Enter the most divisive film of the year. Christopher Nolan’s (The Dark Knight trilogy and Inception) space opera is arguably the smartest blockbuster ever made – but may be a bit ‘out there’ for some tastes.
It’s a bold sci-fi production that maybe throws up more questions than answers – and has a ‘bonkers’ final third – but it’s a beautifully-crafted, sometimes touching, and undeniably thought-provoking film that hasn’t really been done before, and therefore makes it one of the year’s best.
Interstellar is really a unique one-of-a-kind movie experience, and for that it really does deserves immense plaudits.
Matthew McConaugheyputs in another trademark performance as lead character Cooper, a widower of two – daughter Murph (Mackenzie Foy) and son Tom (Timothee Chalamet) – and ex-NASA pilot/engineer-turned-farmer in the most trying time in Earth’s history.

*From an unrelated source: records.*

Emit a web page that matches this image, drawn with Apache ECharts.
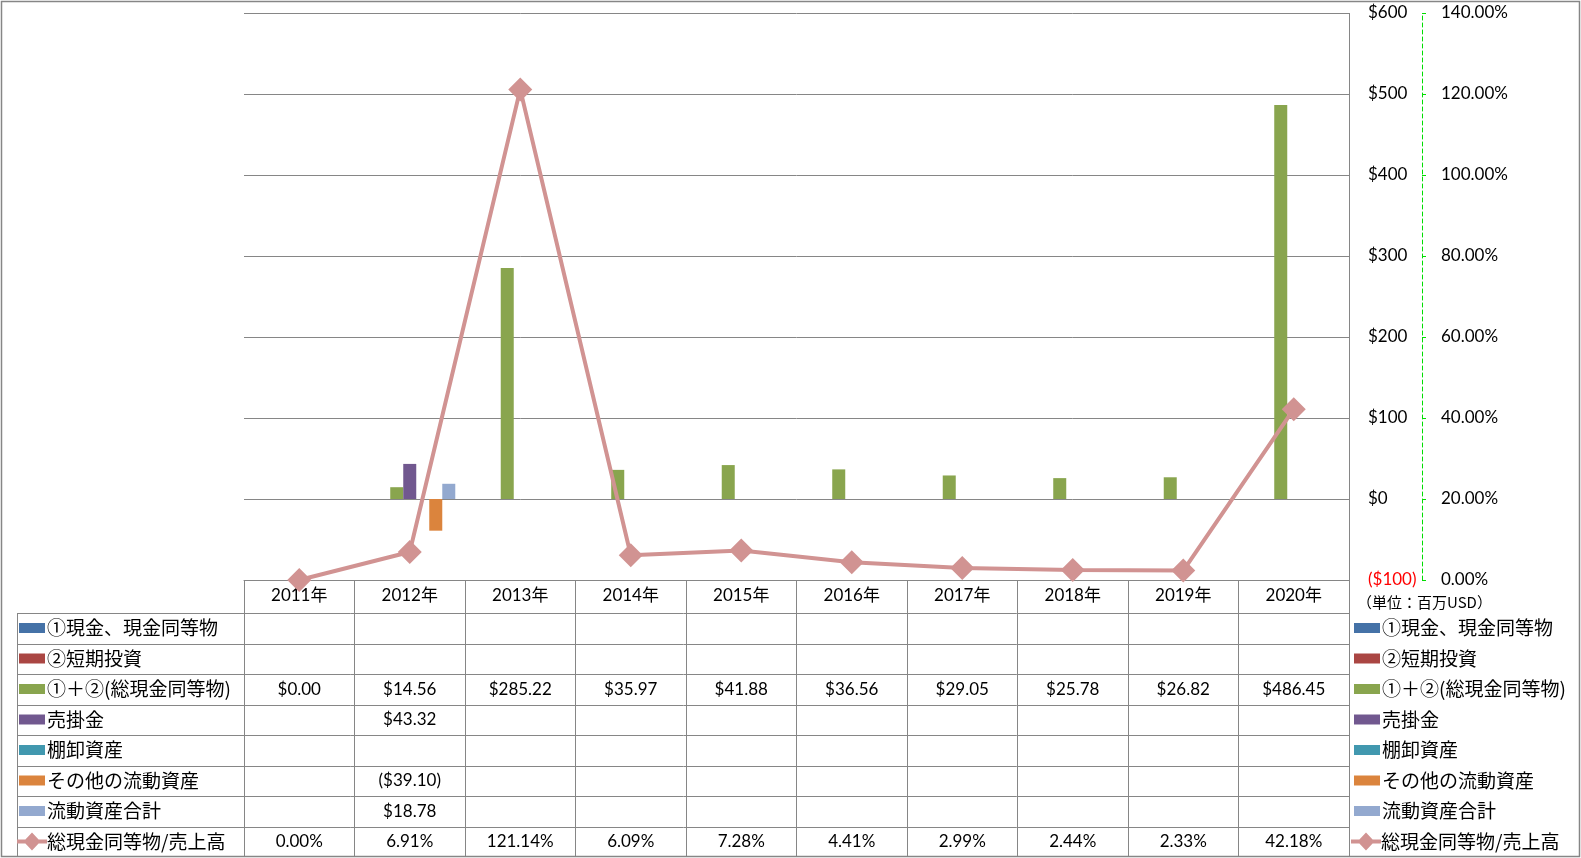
<!DOCTYPE html>
<html>
<head>
<meta charset="utf-8">
<script src="https://cdn.jsdelivr.net/npm/echarts@6/dist/echarts.min.js"></script>
<style>
html,body{margin:0;padding:0;background:#fff;}
#main{width:1581px;height:858px;}
</style>
</head>
<body>
<div id="main"></div>
<script>
// ---- data ----
const categories = ['2011年','2012年','2013年','2014年','2015年','2016年','2017年','2018年','2019年','2020年'];
const cashEq        = [null,null,null,null,null,null,null,null,null,null];
const shortInvest   = [null,null,null,null,null,null,null,null,null,null];
const totalCash     = [0.00,14.56,285.22,35.97,41.88,36.56,29.05,25.78,26.82,486.45];
const receivables   = [null,43.32,null,null,null,null,null,null,null,null];
const inventory     = [null,null,null,null,null,null,null,null,null,null];
const otherCurrent  = [null,-39.10,null,null,null,null,null,null,null,null];
const totalCurrent  = [null,18.78,null,null,null,null,null,null,null,null];
const cashToSales   = [0.00,6.91,121.14,6.09,7.28,4.41,2.99,2.44,2.33,42.18];
const seriesNames = ['①現金、現金同等物','②短期投資','①＋②(総現金同等物)','売掛金','棚卸資産','その他の流動資産','流動資産合計','総現金同等物/売上高'];
const barData = [cashEq, shortInvest, totalCash, receivables, inventory, otherCurrent, totalCurrent];
const colors = ['#4572A7','#AA4643','#89A54E','#71588F','#4198AF','#DB843D','#93A9CF','#D19392'];
const unitLabel = '（単位：百万USD）';

// ---- layout ----
const GRID_L = 244, GRID_R = 1349, GRID_T = 13, GRID_B = 580;
const HEADER_B = 613, ROW_H = 30.5, TABLE_L = 17;
const NUM_FONT = "Lato, 'Noto Sans CJK JP', sans-serif";
const CJK_FONT = "'Noto Sans CJK JP', sans-serif";
const GRAY = '#868686';

const chart = echarts.init(document.getElementById('main'), null, {renderer:'canvas'});

function fmtMoney(v){
  if (v < 0) return '($' + Math.abs(v).toFixed(2) + ')';
  return '$' + v.toFixed(2);
}

const series = barData.map((d, i) => ({
  name: seriesNames[i], type: 'bar', data: d, yAxisIndex: 0,
  barGap: '0%', barCategoryGap: '17.6%',
  itemStyle: {color: colors[i]}
}));
series.push({
  name: seriesNames[7], type: 'line', data: cashToSales, yAxisIndex: 1,
  symbol: 'diamond', symbolSize: 24, clip: false, z: 5,
  lineStyle: {color: colors[7], width: 4},
  itemStyle: {color: colors[7]}
});

const barLegend = {
  orient: 'vertical', itemWidth: 26, itemHeight: 10, itemGap: 10.5, padding: 0,
  icon: 'rect', selectedMode: false, height: 250,
  textStyle: {fontFamily: CJK_FONT, fontSize: 19, color: '#000', lineHeight: 20, padding: [0, 0, 0, -3]},
  data: seriesNames.slice(0, 7)
};
const lineLegend = {
  orient: 'vertical', itemWidth: 30, itemHeight: 18, padding: 0,
  selectedMode: false,
  textStyle: {fontFamily: CJK_FONT, fontSize: 19, color: '#000', lineHeight: 20, padding: [0, 0, 0, -5]},
  data: [{name: seriesNames[7], icon: 'path://M0,7 L8.4,7 L15,0 L21.6,7 L30,7 L30,11 L21.6,11 L15,18 L8.4,11 L0,11 Z'}]
};
const lineRowTop = HEADER_B + 7 * ROW_H + 5;

chart.setOption({
  animation: false,
  color: colors,
  grid: {left: GRID_L, right: 1581 - GRID_R, top: GRID_T, bottom: 858 - GRID_B, containLabel: false},
  legend: [
    Object.assign({}, barLegend, {left: 19, top: 618}),
    Object.assign({}, barLegend, {left: 1354, top: 618}),
    Object.assign({}, lineLegend, {left: 17, top: lineRowTop}),
    Object.assign({}, lineLegend, {left: 1351, top: lineRowTop})
  ],
  xAxis: {
    type: 'category', data: categories, boundaryGap: true,
    axisLine: {show: true, onZero: false, lineStyle: {color: GRAY, width: 1}},
    axisTick: {show: true, length: 858 - GRID_B - 1, lineStyle: {color: GRAY, width: 1}},
    axisLabel: {fontFamily: NUM_FONT, fontSize: 17, color: '#000', margin: 6, lineHeight: 20}
  },
  yAxis: [
    {
      type: 'value', position: 'right', min: -100, max: 600, interval: 100,
      axisLine: {show: false}, axisTick: {show: false},
      splitLine: {show: true, lineStyle: {color: GRAY, width: 1}},
      axisLabel: {
        margin: 19, fontFamily: NUM_FONT, fontSize: 17, color: '#000', align: 'left',
        formatter: v => v < 0 ? '{neg|($' + Math.abs(v) + ')}' : '$' + v,
        rich: {neg: {color: '#FF0000', fontFamily: NUM_FONT, fontSize: 17}}
      }
    },
    {
      type: 'value', position: 'right', offset: 73, min: 0, max: 140, interval: 20,
      axisLine: {show: true, lineStyle: {color: '#00DD00', width: 1, type: [4, 3]}},
      axisTick: {show: true, length: 4, lineStyle: {color: '#00DD00', width: 1}},
      splitLine: {show: false},
      axisLabel: {margin: 19, fontFamily: NUM_FONT, fontSize: 17, color: '#000', align: 'left',
        formatter: v => v.toFixed(2) + '%'}
    }
  ],
  series: series
});

// ---- data table drawn from the arrays ----
const g = [];
g.push({type: 'rect', shape: {x: 1.5, y: 1.5, width: 1578, height: 855}, style: {fill: 'none', stroke: GRAY, lineWidth: 1.5}, silent: true, z: 0});
g.push({type: 'line', shape: {x1: GRID_R + 0.5, y1: GRID_T, x2: GRID_R + 0.5, y2: 857}, style: {stroke: GRAY, lineWidth: 1}, silent: true});
g.push({type: 'line', shape: {x1: TABLE_L + 0.5, y1: HEADER_B, x2: TABLE_L + 0.5, y2: 857}, style: {stroke: GRAY, lineWidth: 1}, silent: true});
for (let r = 0; r < 8; r++) {
  const y = Math.round(HEADER_B + r * ROW_H) + 0.5;
  g.push({type: 'line', shape: {x1: TABLE_L, y1: y, x2: GRID_R + 1, y2: y}, style: {stroke: GRAY, lineWidth: 1}, silent: true});
}
g.push({type: 'text', x: 1357, y: 602, style: {text: unitLabel, fontFamily: CJK_FONT, fontSize: 15, fill: '#000', verticalAlign: 'middle', align: 'left'}, silent: true});

const rows = barData.concat([cashToSales]);
rows.forEach((arr, r) => {
  const cy = HEADER_B + r * ROW_H + ROW_H / 2;
  arr.forEach((v, i) => {
    if (v === null || v === undefined) return;
    const cx = chart.convertToPixel({xAxisIndex: 0}, categories[i]);
    const txt = r === 7 ? v.toFixed(2) + '%' : fmtMoney(v);
    g.push({type: 'text', x: cx, y: cy, style: {text: txt, fontFamily: NUM_FONT, fontSize: 17, fill: '#000', align: 'center', verticalAlign: 'middle'}, silent: true});
  });
});
chart.setOption({graphic: g});
</script>
</body>
</html>
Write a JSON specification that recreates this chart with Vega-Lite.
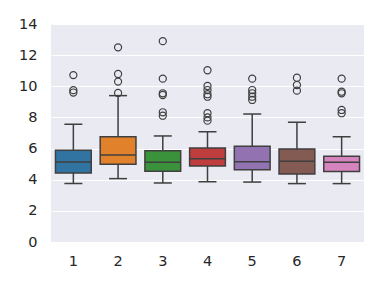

That’s because extreme changes in the planet’s climate has brought drought and famine mean humanity’s time on Earth is coming to an end due to these lack of vital resources.
Much to the devastation of Murph, Cooper heads up an important NASA exploration mission to find a solution via a newly-discovered wormhole.
This group of astronauts must then try and surpass the limitations of human space travel by exploring three far-away planets – and contend with a black hole – in an attempt to see if mankind has a future in another galaxy.
Sadly for Cooper, the longer his quest takes, the older his family becomes – Murph and Tom literally turn into Oscar-nominated actors Jessica Chastain and Casey Affleck respectively – as he continually fights personal anguish with time ebbing away.
The entire cast do their part for the cause, but it’s the visceral beauty of space that will linger in the memory – it’s a simply spine-tingling sensation to watch human space exploration that has never been done in a film like this before.
Interestingly the first two-thirds go towards potential science fact, before the final third goes into pure science fantasy – and changing what we know about black holes.
And it’s at this point where it will particularly become divisive for audiences; it’s either gone too far, or after all the great work before it, deserves a bit of artistic license for the brothers Nolan (Christopher and Jonathan both write the script) ideas to run amok.
Fortunately, even though elements of Interstellar don’t neatly fall into place – which Christopher Nolan never intended to spark debate – its few wrongs are easily forgiven due to the stellar scale of its grander intentions, as the movie simply oozes originality from every pore.